Die Story im Ersten – Der Pflegeaufstand

Wenn der Pflegenotstand ein Pflegeaufstand wäre, hätte Politik mehr Druck und würde schneller handeln. Der Beitrag bringt aber die verschiedenen Ursachen, die zum Notstand geführt haben, sehr gut auf den Punkt. Vom renditeorientierten Pflegemarkt, über unzureichende Finanzmittel, bis zu einem untauglichen Kontrollsystem, kommt alles zur Sprache, die negativen Konsequenzen werden aufgezeigt. Eine davon ist eine fehlgeleitete Führungskultur, oder besser Führungsunkultur, die noch den Rest einer Humanität in den Einrichtungen zerstört. Der Pfleger Ralf Pittroff berichtet u.a. davon, wie er versucht hat, mit sieben Kollegen/innen sich gegen destruktive Anweisungen der Leitung zu wehren und nach einer Kündigungs-Drohungen durch diese, fünf „Aufständische“ ihren Widerstand abbrachen. Die Schlussfolgerung ist klar, Angst schüren, mit Angst arbeiten ist immer noch ein „bewehrtes“ Mittel bei Führungspersonal seine Mitarbeiter „im Griff zu behalten“ und wo die Angst regiert, hat Freude, Motivation und menschlicher Respekt keinen Platz.

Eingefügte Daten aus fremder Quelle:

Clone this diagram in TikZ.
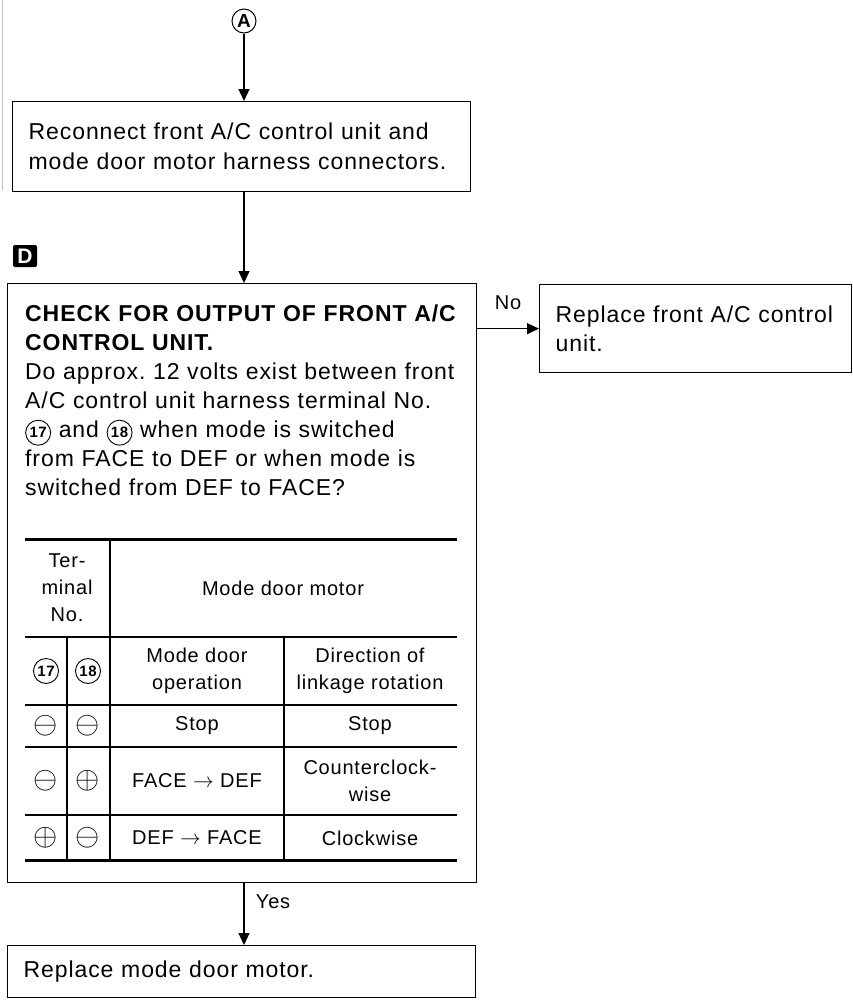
\documentclass[tikz,border=0pt]{standalone}
\usepackage{fontspec}
\setmainfont{Liberation Sans}[LetterSpace=4]
\usepackage{tikz}
\usetikzlibrary{arrows.meta,positioning}
\newcommand{\txt}{\fontsize{23}{29}\selectfont\frenchspacing}
\newcommand{\tbl}{\fontsize{20}{27}\selectfont}
\newcommand{\cnum}[1]{\tikz[baseline=(c.base)]\node[draw,circle,line width=0.9pt,minimum size=25pt,inner sep=0pt,font=\fontsize{15}{15}\selectfont\bfseries] (c) {#1};}
\newcommand{\pol}[1]{\scalebox{1.5}{$#1$}}

\begin{document}
\begin{tikzpicture}[x=1pt,y=-1pt,font=\txt,line width=1.3pt,>={Triangle[length=12pt,width=11pt]},
  box/.style={draw,rectangle,anchor=north west,align=left,inner xsep=16pt,inner ysep=0pt},
  cell/.style={align=center,font=\tbl,inner sep=0pt}]
  \useasboundingbox (0,0) rectangle (853,1002);
  % page edge
  \draw[gray!50,line width=0.8pt] (2,0) -- (2,190);
  \node[draw,circle,line width=1pt,minimum size=24pt,inner sep=0pt,font=\fontsize{19}{19}\selectfont\bfseries] (A) at (244,21) {A};
  \node[box,minimum width=458pt,minimum height=90pt,text width=426pt,font=\fontsize{23}{30}\selectfont] (recon) at (12,101)
        {Reconnect front A/C control unit and\\mode door motor harness connectors.};
  \node[fill=black,text=white,rounded corners=2pt,inner sep=0pt,minimum width=24pt,minimum height=22pt,
        font=\fontsize{21}{21}\selectfont\bfseries] (mark) at (25,256) {D};
  % check box with table
  \node[box,minimum width=469pt,minimum height=599pt] (check) at (7,283) {};
  \node[anchor=north west,align=left,text width=445pt,inner sep=0pt] (checktxt) at (25,305)
        {\textbf{CHECK FOR OUTPUT OF FRONT A/C}\\\textbf{CONTROL UNIT.}\\
         Do approx. 12 volts exist between front\\A/C control unit harness terminal No.\\
         \cnum{17} and \cnum{18} when mode is switched\\from FACE to DEF or when mode is\\
         switched from DEF to FACE?};
  \draw[line width=3pt] (25,539) -- (457,539);
  \draw[line width=3pt] (25,860) -- (457,860);
  \draw (25,637) -- (457,637);
  \draw (25,705) -- (457,705);
  \draw (25,747) -- (457,747);
  \draw (25,815) -- (457,815);
  \draw (110,539) -- (110,860);
  \draw (67,637) -- (67,860);
  \draw (284,637) -- (284,860);
  \node[cell] (hterm) at (67,588) {Ter-\\minal\\No.};
  \node[cell] (hmotor) at (283,588) {Mode door motor};
  \node[cell] (t17) at (46,671) {\cnum{17}};
  \node[cell] (t18) at (88,671) {\cnum{18}};
  \node[cell] (hop) at (197,671) {Mode door\\operation};
  \node[cell] (hdir) at (370,671) {Direction of\\linkage rotation};
  \node[cell] (a1) at (46,726) {\pol\ominus};
  \node[cell] (b1) at (88,726) {\pol\ominus};
  \node[cell] (op1) at (197,726) {Stop};
  \node[cell] (dir1) at (370,726) {Stop};
  \node[cell] (a2) at (46,781) {\pol\ominus};
  \node[cell] (b2) at (88,781) {\pol\oplus};
  \node[cell] (op2) at (197,781) {FACE $\rightarrow$ DEF};
  \node[cell] (dir2) at (370,781) {Counterclock-\\wise};
  \node[cell] (a3) at (46,838) {\pol\oplus};
  \node[cell] (b3) at (88,838) {\pol\ominus};
  \node[cell] (op3) at (197,838) {DEF $\rightarrow$ FACE};
  \node[cell] (dir3) at (370,838) {Clockwise};
  % results
  \node[box,minimum width=312pt,minimum height=88pt,text width=280pt] (rep) at (539,284)
        {Replace front A/C control\\unit.};
  \node[box,minimum width=468pt,minimum height=52pt,text width=436pt] (motor) at (7,945)
        {Replace mode door motor.};
  % connectors
  \draw[->] (A) -- (A |- recon.north);
  \draw[->] (A |- recon.south) -- (A |- check.north);
  \draw[->] (rep.west -| check.east) -- node[above=15pt,font=\tbl]{No} (rep.west);
  \draw[->] (A |- check.south) -- node[pos=0.3,right=8pt,font=\tbl]{Yes} (A |- motor.north);
\end{tikzpicture}
\end{document}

Herr Fussek rät in dem Beitrag, dass die guten Einrichtungen als positives Vorbild für Schlechte dienen sollten. Sicher ein nachdenkenswerter Ansatz, meine Erfahrungen sagen mir aber, dass man aus einem aggressiven, bellenden  und beißenden Hund kaum einen beschützenden und sorgenden Hirtenhund machen kann.

Herr Fussek spricht auch davon, dass die Pflegemitarbeiter eine große „Lobby“ sind und eine starke Macht wären, wenn sie sich zusammenschließen würden, das ist richtig, wäre das dann aber die Lösung? Ein großer Teil der Pflegemitarbeiter lebt in seiner Arbeit von der Anerkennung und Zuwendung der zu Pflegenden, wenn sie diese wegen eines Streiks nicht versorgen könnten, wäre ihr schlechtes Gewissen sicher übermächtig. Nein, das hieße auch die Mitarbeiter für die Lösung des Pflegenotstands verantwortlich zu machen, den die Politik zu verantworten hat.

Die Lösungen müssen also von den politisch Verantwortlichen kommen. Der Versuch von zwei engagierten Juristen, durch das Bundesverfassungsgericht klären zu lassen, ob der Staat seine Schutzpflichten an den pflegebedürftigen Menschen vernachlässigt, ist vom BVerfG nicht angenommen worden, trotzdem hat Politik über Jahre hinweg bei den gesetzlichen und ordnungsrechtlichen Voraussetzungen versagt und damit eine breite, unmenschliche Versorgungslücke provoziert, da kann Herr Laumann die Pflegeversicherung so schön reden wie er will, Politik ist in der Pflicht, das zu ändern. Sie muss das Schutzrecht der Menschen wieder in den Vordergrund stellen und das geht nur mit einer konsequenten Systemwende und nicht mit ein paar Retuschen an den Symptomen. Den Markt über den Schutz der Menschen zu stellen ist unmenschlich, die Finanzen so einzugrenzen, dass die größten Lasten bei den Betroffenen bleiben, ist haushaltspolitischer Egoismus und einer Selbstverwaltung der Pflegeanbieter die Erstellung der Regeln für die an ihnen zu vollziehenden Kontrollen zu überlassen, ist dumm. Dort müssen die Änderungen ansetzen. Sollte Politik darauf „warten“, bis die beiden Juristen ihr Ziel erreicht haben, beim Europäischen Gerichtshof vorstellig zu werden, haben vermutlich noch mehr Fachkräfte mit den Füssen abgestimmt und haben dieses Arbeitsfeld verlassen oder aber bestenfalls sich für einen guten Träger entschieden, der sie respektiert und wertschätzt und sie dort mit Motivation und Engagement erfolgreich arbeiten können. Oder sollte es doch notwendig werden, dass alle Pflegekräfte einen wirklichen Pflegeaufstand starten, der Politiker zwingt eine Kehrtwende einzuleiten, dann hätte Politik in ihrer Verantwortung, den Schutz der Menschen zu garantieren, versagt.